If the jury found these to be the facts, the question of negligence on the part of the defendant's motorman was certainly one of fact for determination by the jury. Considering the condition of the pavement, the narrow space where the trolley car might have to pass the automobile and that the situation was somewhat dangerous and required the exercise of good judgment by operators of both vehicles, they might reasonably have found him negligent in failing to keep a closer watch upon the approaching automobile, in not discovering it was partly upon the track until it was only some forty or fifty feet away, and in failing to have his car under such control that he could stop it when he saw or ought to have seen that a collision was imminent.
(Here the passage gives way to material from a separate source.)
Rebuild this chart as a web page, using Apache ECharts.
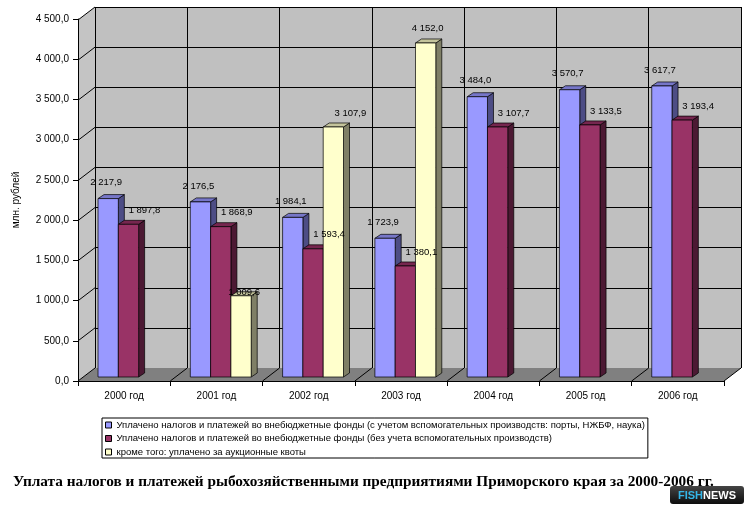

As regards the conduct of the deceased, the jury might reasonably have found that the condition of the pavement was such as naturally to lead him to drive with his left wheels on the track until he came sufficiently near to the trolley car so that in the exercise of reasonable care he was required to turn out, that he did start to turn from the track in time to avoid the trolley, that had his wheels not slid along the rails, he would have escaped the collision, and that there was nothing in the evidence to charge him with knowledge that this was likely to occur *526
to the extent that it did. A finding that the deceased was not guilty of contributory negligence was within the province of the jury. Livingston v. Chambers,
As there was evidence sufficient to sustain a verdict for the plaintiff against the Connecticut Company upon the ground of negligence in the manner in which the trolley car was operated, it is not necessary to consider whether or not it might have been sustained upon the ground of the failure of the company to maintain the roadway along the rails of its track under the statute already referred to. Pratt, Read Co. v.New York, N. H. H.R. Co.,
There is no error as regards the defendant the city of Stamford and the judgment in its favor is affirmed; there is error as regards the defendant The Connecticut Company and the cause is remanded with direction to enter judgment upon the verdict for the plaintiff against it.
In this opinion the other judges concurred.